Caution on HIV Recs from CDC

Caution on HIV Recs from CDC

Federal proposals on wider testing, less counseling stir debate

AIDS groups had a range of reactions to new guidelines from the federal Centers for Disease Control and Prevention (CDC) that support ending the requirement for written consent for HIV testing and the prevention counseling associated with such formal consent regulations, establishing “opt-out” programs that test everybody except those who refuse it, and accepting consent to medical care as “sufficient to encompass consent” for HIV testing.

“I do think that expanding the offer of testing is a good step,” said David Ernesto Munar, associate director for policy and communications at the AIDS Foundation of Chicago.

“We want people to accept testing. We want people who may have been exposed to HIV to find out.”

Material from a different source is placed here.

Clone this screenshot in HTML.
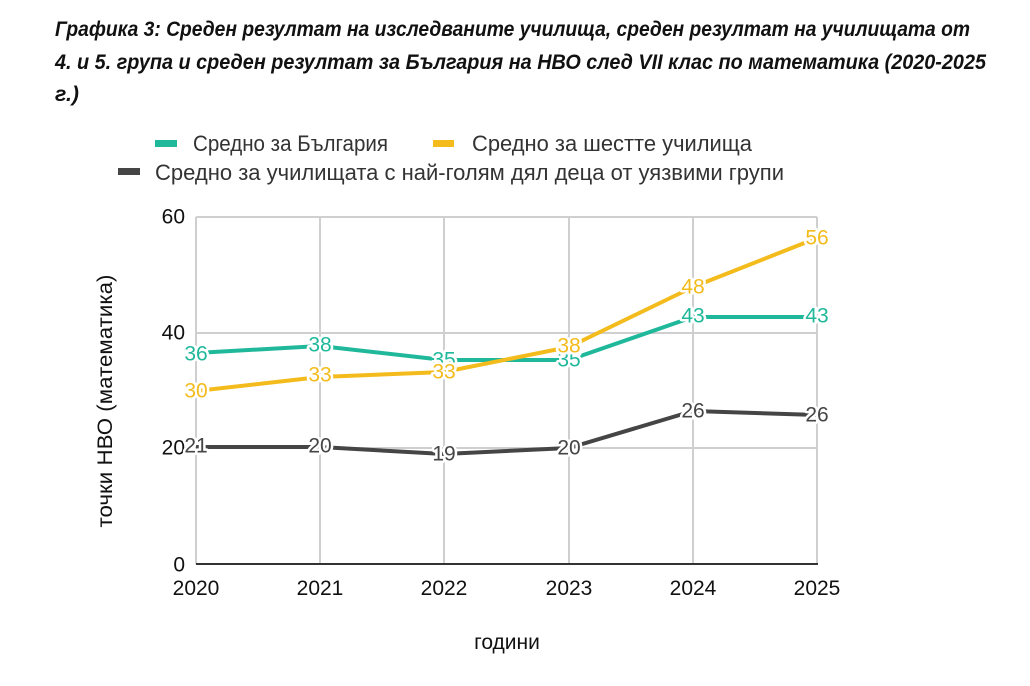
<!DOCTYPE html>
<html>
<head>
<meta charset="utf-8">
<style>
html,body{margin:0;padding:0;background:#fff;}
svg{display:block;}
text{font-family:"Liberation Sans","Noto Sans CJK JP",sans-serif;}
.t{font-weight:bold;font-style:italic;font-size:21px;fill:#111;}
.lg{font-size:22px;fill:#333;}
.tick{font-size:21px;fill:#111;}
.lbl{font-size:21px;paint-order:stroke;stroke:#fff;stroke-width:5px;stroke-linejoin:round;text-anchor:middle;dominant-baseline:central;}
</style>
</head>
<body>
<svg width="1030" height="686" viewBox="0 0 1030 686" xmlns="http://www.w3.org/2000/svg">
<rect width="1030" height="686" fill="#fff"/>
<!-- Title -->
<text class="t" x="55" y="36" textLength="915" lengthAdjust="spacingAndGlyphs">Графика 3: Среден резултат на изследваните училища, среден резултат на училищата от</text>
<text class="t" x="55" y="69" textLength="931" lengthAdjust="spacingAndGlyphs">4. и 5. група и среден резултат за България на НВО след VII клас по математика (2020-2025</text>
<text class="t" x="55" y="101" textLength="24" lengthAdjust="spacingAndGlyphs">г.)</text>

<!-- Legend -->
<rect x="155" y="140" width="22" height="7" fill="#20b89b"/>
<text class="lg" x="193" y="151" textLength="195" lengthAdjust="spacingAndGlyphs">Средно за България</text>
<rect x="433" y="140" width="21" height="7" fill="#f3bb1c"/>
<text class="lg" x="472" y="151" textLength="280" lengthAdjust="spacingAndGlyphs">Средно за шестте училища</text>
<rect x="118" y="168" width="22" height="7" fill="#454545"/>
<text class="lg" x="155" y="180" textLength="629" lengthAdjust="spacingAndGlyphs">Средно за училищата с най-голям дял деца от уязвими групи</text>

<!-- Grid -->
<g stroke="#cfcfcf" stroke-width="2" fill="none">
<line x1="196" y1="217" x2="817" y2="217"/>
<line x1="196" y1="333" x2="817" y2="333"/>
<line x1="196" y1="448" x2="817" y2="448"/>
<line x1="196" y1="217" x2="196" y2="564"/>
<line x1="320" y1="217" x2="320" y2="564"/>
<line x1="444" y1="217" x2="444" y2="564"/>
<line x1="569" y1="217" x2="569" y2="564"/>
<line x1="693" y1="217" x2="693" y2="564"/>
<line x1="817" y1="217" x2="817" y2="564"/>
</g>
<line x1="196" y1="564" x2="818" y2="564" stroke="#333" stroke-width="2"/>

<!-- Y tick labels -->
<g class="tick" text-anchor="end" dominant-baseline="central">
<text x="185" y="217">60</text>
<text x="185" y="333">40</text>
<text x="185" y="448">20</text>
<text x="185" y="565">0</text>
</g>
<!-- X tick labels -->
<g class="tick" text-anchor="middle">
<text x="196" y="595">2020</text>
<text x="320" y="595">2021</text>
<text x="444" y="595">2022</text>
<text x="569" y="595">2023</text>
<text x="693" y="595">2024</text>
<text x="817" y="595">2025</text>
</g>

<!-- Axis titles -->
<text x="507" y="649" font-size="21" fill="#111" text-anchor="middle">години</text>
<text transform="translate(112,401) rotate(-90)" font-size="21" fill="#111" text-anchor="middle" textLength="253" lengthAdjust="spacingAndGlyphs">точки НВО (математика)</text>

<!-- Teal series -->
<polyline points="196,353 320,346 444,360 569,360 693,317 817,317" fill="none" stroke="#20b89b" stroke-width="4" stroke-linejoin="round"/>
<g class="lbl" fill="#20b89b">
<text x="196" y="354">36</text>
<text x="320" y="345">38</text>
<text x="444" y="360">35</text>
<text x="569" y="360">35</text>
<text x="693" y="316">43</text>
<text x="817" y="316">43</text>
</g>

<!-- Yellow series -->
<polyline points="196,391 320,377 444,372 569,347 693,287 817,238" fill="none" stroke="#f3bb1c" stroke-width="4" stroke-linejoin="round"/>
<g class="lbl" fill="#f3bb1c">
<text x="196" y="391">30</text>
<text x="320" y="375">33</text>
<text x="444" y="372">33</text>
<text x="569" y="346">38</text>
<text x="693" y="287">48</text>
<text x="817" y="238">56</text>
</g>

<!-- Dark series -->
<polyline points="196,447 320,447 444,454 569,448 693,411 817,415" fill="none" stroke="#454545" stroke-width="4" stroke-linejoin="round"/>
<g class="lbl" fill="#454545">
<text x="196" y="446">21</text>
<text x="320" y="446">20</text>
<text x="444" y="454">19</text>
<text x="569" y="448">20</text>
<text x="693" y="411">26</text>
<text x="817" y="415">26</text>
</g>
</svg>
</body>
</html>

The guidelines, which are only recommendations, were released on September 21. The CDC suggested that all Americans between the ages of 13 and 64 get tested and those at higher risk of HIV infection get tested once a year.

Munar’s group was one of 33 AIDS, gay, and health groups that joined a statement that endorsed the “routine offer of HIV testing,” but raised serious doubts about other aspects of the guidelines.

Other signatories included The Foundation for AIDS Research (amfAR), the Community HIV/AIDS Mobilization Project (CHAMP), the Gay Men’s Health Crisis (GMHC), Housing Works, Lambda Legal, and the New York State Black Gay Network.

The Los Angeles-based AIDS Healthcare Foundation, the San Francisco AIDS Foundation, and the American Medical Association endorsed the guidelines while the National Association of People with AIDS and the American Academy of HIV Medicine expressed qualified support.

There are several rationales for the guidelines. The hope is that “opt-out” regimes and eliminating counseling and written consent, which some in public health including CDC now call “barriers” to testing, will result in more Americans learning their HIV status earlier.

Officials claim this will lead to declines in new infections because people who test positive change their behavior to protect their sex and needle-sharing partners. Some researchers dispute that claim. The CDC produced a 2005 analysis of 11 studies and data sets that showed such declines.

Dr. Walt Senterfitt, an epidemiologist, an author on the analysis, and the board chair of CHAMP, said that CDC was “overselling” the conclusions of the analysis.

“I don’t think that you can generalize our meta-analysis nearly as much as CDC is doing it,” he said. “I don’t believe you can generalize a reduction as wide or as great as those studies indicate.”

If implemented, the CDC’s testing regime would likely identify more infected people, Senterfitt said, but there are also populations, such as young people and those without health insurance, who would still be missed.

Health officials also hope that expanded testing will capture more people earlier in their disease progression. A CDC analysis of 2003 data from 35 jurisdictions with long-term HIV names reporting estimated that 39 percent of the 38,142 AIDS or HIV cases were late testers or people who received an AIDS diagnosis within one year of first testing positive. It typically takes eight to 10 years to go from HIV-positive to AIDS. Late testers often begin treatment much sicker and their prognosis is worse than those who test early.

For some activists, such as Munar, the CDC guidelines are part of an ongoing abandonment of HIV prevention.

“At this juncture in the epidemic we want to see more discussion about HIV not less,” he said. “To ask doctors not to have discussions with their patients just seems to be a disservice. I’m concerned that we’re giving up on HIV prevention.”

The linkage between counseling and testing was made in many states because often people get tested due to a recent unsafe sex or needle-sharing encounter. The test was viewed as an opportunity to discuss risk reduction strategies.

Advocates are also concerned that ending written consent will result in people being tested without their consent.

“It does open the door for widespread ethical abuses,” Munar said.